[Small business] owners continued to report that their single-most important problem, by far, is low sales levels (rather than taxes, interest rates, or labour quality). That's worth keeping in mind as conservatives increase the volume at which they argue that high unemployment is due to extensions of government unemployment benefits. The problem is clearly not labour supply. Rather, the economy's principal job creators are seeing too little demand to justify increases in hiring.It is obvious that the recently passed small business tax credits and the recently debated jobs bill will not be enough to dig us out of this downturn.
...where in January slightly more owners expected conditions six months ahead to be better than they currently are, many more now say that conditions will be worse. Sales expectations, expansion plans, and perceptions of credit conditions also worsened.
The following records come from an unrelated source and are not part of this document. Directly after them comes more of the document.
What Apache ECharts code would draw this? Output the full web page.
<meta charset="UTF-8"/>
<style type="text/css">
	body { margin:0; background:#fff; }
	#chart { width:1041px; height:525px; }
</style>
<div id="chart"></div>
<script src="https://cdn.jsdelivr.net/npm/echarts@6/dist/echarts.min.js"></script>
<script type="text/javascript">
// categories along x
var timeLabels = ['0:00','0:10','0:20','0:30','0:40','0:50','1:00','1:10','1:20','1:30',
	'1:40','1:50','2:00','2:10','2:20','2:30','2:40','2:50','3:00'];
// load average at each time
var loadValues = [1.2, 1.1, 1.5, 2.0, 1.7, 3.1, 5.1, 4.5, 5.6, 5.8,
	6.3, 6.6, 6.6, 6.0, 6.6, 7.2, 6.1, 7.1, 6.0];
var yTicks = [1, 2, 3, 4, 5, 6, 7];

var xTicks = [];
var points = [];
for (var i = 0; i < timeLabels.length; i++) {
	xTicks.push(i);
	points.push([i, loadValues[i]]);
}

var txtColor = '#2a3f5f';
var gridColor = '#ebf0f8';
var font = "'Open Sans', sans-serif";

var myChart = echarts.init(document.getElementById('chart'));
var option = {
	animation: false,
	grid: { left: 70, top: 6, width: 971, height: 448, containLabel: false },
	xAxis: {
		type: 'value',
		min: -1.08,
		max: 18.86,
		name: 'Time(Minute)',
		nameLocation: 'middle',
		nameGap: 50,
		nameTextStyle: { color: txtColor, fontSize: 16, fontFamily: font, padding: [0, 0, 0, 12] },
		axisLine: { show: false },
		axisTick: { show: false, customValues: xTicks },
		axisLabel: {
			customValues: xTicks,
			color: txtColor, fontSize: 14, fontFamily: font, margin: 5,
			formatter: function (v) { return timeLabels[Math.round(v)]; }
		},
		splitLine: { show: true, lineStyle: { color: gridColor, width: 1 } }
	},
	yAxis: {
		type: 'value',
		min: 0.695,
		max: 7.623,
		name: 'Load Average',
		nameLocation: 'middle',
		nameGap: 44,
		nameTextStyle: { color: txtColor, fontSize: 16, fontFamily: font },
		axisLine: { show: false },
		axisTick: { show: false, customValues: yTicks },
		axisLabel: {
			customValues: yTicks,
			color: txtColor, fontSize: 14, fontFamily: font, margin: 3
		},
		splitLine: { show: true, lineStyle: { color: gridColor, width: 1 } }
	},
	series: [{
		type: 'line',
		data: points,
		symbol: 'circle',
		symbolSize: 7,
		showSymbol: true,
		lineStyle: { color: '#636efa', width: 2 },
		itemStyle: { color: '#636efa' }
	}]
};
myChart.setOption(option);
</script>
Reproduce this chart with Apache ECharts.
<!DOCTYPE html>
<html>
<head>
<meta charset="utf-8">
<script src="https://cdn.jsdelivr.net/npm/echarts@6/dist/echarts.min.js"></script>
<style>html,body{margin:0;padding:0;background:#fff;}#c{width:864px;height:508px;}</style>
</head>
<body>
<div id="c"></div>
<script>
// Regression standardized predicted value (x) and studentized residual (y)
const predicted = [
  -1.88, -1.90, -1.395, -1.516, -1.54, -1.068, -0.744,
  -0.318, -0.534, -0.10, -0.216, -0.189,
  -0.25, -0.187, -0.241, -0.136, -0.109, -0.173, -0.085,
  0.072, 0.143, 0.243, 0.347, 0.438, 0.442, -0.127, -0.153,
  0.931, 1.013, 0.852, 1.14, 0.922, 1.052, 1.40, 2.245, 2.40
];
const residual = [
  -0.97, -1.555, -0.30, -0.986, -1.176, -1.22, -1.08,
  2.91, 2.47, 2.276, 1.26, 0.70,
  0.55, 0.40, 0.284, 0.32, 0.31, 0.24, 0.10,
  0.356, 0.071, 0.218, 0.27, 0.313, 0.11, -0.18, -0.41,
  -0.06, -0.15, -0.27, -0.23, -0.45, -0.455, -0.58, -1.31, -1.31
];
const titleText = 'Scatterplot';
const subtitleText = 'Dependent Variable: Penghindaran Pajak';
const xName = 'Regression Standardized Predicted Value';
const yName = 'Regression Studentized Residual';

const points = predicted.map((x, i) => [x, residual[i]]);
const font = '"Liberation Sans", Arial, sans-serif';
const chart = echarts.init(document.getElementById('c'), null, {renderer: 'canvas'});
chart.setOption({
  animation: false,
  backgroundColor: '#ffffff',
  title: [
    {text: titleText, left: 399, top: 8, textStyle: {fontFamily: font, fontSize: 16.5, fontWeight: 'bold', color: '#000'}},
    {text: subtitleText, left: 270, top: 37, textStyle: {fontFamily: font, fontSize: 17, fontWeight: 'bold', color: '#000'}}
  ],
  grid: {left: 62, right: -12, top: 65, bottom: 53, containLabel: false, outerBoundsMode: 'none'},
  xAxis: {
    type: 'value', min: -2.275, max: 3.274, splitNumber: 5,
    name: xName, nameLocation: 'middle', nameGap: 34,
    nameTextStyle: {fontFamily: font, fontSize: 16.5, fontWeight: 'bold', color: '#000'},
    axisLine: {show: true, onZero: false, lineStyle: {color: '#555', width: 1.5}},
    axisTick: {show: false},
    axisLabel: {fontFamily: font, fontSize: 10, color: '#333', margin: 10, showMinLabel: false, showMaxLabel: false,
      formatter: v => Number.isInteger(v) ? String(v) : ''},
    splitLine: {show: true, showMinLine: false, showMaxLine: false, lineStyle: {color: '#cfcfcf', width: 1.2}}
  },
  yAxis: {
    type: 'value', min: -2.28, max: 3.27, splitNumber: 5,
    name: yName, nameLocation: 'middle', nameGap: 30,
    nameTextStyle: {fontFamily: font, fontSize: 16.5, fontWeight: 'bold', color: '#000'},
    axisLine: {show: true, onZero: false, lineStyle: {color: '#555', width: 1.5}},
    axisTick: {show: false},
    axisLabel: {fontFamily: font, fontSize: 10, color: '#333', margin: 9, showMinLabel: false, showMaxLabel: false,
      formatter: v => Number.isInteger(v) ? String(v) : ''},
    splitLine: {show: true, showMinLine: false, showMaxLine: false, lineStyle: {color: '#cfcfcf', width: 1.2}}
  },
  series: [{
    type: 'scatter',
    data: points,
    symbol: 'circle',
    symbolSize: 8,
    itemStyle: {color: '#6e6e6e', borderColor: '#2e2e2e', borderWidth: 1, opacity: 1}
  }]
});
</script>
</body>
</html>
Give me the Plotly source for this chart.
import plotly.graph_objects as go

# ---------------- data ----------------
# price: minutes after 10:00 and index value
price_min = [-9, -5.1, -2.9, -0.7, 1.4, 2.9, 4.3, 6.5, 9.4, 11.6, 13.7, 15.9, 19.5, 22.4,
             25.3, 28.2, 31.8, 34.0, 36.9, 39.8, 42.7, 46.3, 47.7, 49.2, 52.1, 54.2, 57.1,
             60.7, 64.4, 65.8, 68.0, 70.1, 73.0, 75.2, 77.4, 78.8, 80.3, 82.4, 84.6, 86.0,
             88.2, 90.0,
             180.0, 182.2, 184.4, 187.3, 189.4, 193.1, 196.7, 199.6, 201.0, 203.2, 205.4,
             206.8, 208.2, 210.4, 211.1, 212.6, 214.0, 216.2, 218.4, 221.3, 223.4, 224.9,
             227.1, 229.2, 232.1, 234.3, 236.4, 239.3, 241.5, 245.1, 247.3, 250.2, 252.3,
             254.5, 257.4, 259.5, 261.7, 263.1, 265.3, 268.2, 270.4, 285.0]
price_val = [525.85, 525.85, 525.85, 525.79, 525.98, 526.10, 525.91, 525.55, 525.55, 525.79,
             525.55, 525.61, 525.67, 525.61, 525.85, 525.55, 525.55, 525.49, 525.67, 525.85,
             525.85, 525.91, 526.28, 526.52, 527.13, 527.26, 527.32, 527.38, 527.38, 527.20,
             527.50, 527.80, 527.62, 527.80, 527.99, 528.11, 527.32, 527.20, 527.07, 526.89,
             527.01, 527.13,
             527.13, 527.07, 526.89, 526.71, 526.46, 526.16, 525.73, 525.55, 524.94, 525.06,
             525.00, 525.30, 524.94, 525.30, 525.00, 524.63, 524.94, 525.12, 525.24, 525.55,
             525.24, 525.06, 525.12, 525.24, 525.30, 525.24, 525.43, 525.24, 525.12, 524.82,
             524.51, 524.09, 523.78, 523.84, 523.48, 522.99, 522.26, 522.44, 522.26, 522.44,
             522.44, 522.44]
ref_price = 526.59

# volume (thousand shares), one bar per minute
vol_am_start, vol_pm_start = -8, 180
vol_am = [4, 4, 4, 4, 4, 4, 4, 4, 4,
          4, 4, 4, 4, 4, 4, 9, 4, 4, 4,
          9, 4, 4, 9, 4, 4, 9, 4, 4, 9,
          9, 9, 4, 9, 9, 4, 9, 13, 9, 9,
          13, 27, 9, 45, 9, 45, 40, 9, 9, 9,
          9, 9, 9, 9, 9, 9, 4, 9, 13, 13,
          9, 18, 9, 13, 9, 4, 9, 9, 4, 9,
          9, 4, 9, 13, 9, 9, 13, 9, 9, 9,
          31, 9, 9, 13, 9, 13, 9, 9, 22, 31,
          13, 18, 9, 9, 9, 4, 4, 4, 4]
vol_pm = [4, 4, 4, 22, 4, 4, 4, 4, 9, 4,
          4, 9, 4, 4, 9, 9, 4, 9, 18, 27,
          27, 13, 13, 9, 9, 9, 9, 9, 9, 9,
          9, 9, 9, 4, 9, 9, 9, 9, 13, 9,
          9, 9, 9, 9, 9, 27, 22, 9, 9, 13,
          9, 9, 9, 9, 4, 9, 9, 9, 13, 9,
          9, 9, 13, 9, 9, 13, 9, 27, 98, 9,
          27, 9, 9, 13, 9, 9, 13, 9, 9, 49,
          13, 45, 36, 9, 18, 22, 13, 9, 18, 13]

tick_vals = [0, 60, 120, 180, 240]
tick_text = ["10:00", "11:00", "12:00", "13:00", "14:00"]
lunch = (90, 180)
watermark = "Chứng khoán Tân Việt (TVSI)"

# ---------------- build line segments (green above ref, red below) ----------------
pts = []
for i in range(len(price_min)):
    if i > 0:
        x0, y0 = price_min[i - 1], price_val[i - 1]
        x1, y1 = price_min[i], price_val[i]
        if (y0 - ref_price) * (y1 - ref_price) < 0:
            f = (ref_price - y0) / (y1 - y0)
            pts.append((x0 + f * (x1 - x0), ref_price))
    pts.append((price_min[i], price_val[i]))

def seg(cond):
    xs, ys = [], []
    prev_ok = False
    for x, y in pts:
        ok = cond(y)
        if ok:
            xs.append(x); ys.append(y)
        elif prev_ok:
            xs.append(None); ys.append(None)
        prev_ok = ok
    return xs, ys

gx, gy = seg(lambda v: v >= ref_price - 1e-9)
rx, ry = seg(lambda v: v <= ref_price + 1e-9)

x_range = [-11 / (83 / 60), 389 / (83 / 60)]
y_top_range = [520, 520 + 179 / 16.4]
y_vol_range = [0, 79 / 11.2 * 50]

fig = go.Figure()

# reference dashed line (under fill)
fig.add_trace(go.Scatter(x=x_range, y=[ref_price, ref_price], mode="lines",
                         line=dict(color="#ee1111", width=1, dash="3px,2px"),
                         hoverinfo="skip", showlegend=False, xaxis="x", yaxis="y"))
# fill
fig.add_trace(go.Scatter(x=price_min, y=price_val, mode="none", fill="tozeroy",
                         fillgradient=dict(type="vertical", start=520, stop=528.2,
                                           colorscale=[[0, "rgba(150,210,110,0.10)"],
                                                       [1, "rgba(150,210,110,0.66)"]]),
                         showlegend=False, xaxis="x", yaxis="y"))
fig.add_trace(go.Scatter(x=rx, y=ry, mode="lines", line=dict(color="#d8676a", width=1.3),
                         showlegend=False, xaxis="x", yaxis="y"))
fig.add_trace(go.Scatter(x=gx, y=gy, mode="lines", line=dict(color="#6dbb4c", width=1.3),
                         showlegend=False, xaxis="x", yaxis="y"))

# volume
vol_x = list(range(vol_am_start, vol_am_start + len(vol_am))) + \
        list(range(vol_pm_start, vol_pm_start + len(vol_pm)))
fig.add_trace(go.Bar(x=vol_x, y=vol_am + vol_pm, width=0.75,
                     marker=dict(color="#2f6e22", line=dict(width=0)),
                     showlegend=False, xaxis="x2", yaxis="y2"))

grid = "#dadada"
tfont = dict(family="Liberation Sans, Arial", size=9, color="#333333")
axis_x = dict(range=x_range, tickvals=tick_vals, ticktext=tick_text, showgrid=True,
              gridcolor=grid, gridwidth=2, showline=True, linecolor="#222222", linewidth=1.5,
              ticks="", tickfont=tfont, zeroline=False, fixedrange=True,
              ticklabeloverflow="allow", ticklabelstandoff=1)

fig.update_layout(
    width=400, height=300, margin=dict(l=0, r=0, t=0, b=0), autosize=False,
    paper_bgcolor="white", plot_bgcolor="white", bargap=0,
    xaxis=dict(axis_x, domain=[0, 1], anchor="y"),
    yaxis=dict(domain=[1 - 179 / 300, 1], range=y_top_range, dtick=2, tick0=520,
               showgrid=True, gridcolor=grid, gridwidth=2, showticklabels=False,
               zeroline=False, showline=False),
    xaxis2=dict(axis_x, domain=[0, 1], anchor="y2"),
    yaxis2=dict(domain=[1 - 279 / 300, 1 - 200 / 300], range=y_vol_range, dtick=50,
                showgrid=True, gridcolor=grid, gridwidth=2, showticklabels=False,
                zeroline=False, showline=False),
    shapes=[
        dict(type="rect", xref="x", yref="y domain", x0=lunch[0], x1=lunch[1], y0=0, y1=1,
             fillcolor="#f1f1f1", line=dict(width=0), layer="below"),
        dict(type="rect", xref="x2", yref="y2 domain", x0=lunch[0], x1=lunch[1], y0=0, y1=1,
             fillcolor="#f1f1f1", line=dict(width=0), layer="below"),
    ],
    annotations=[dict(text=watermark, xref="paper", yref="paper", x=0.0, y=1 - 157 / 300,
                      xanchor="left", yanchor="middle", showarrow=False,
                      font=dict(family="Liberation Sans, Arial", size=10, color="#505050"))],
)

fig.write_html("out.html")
The President needs to push a second stimulus: An "Eisenhower Plan," allocating $50 billion for infrastructure (building and repairing highways, bridges, high-speed rail, etc.) that would create one million jobs within the year. Those jobs in turn would increase spending, which would help small business increase sales, which would lead to additional hires.
Of course, Republicans in the Senate will balk and try to filibuster; but I think the President could sway at least two of them, plus keep his own Democratic caucus in line, by proposing that small businesses with under 50 employees recieve a one year, 100% tax break that increases only marginally back to current tax rates over the next ten years.
Mr. President: You and your team have stopped the hemorrhaging, but we seem to be stuck at the moment. We are now at the point where we need to shake it up. Go all in, or these next three years will ruin your presidency. Mark my words.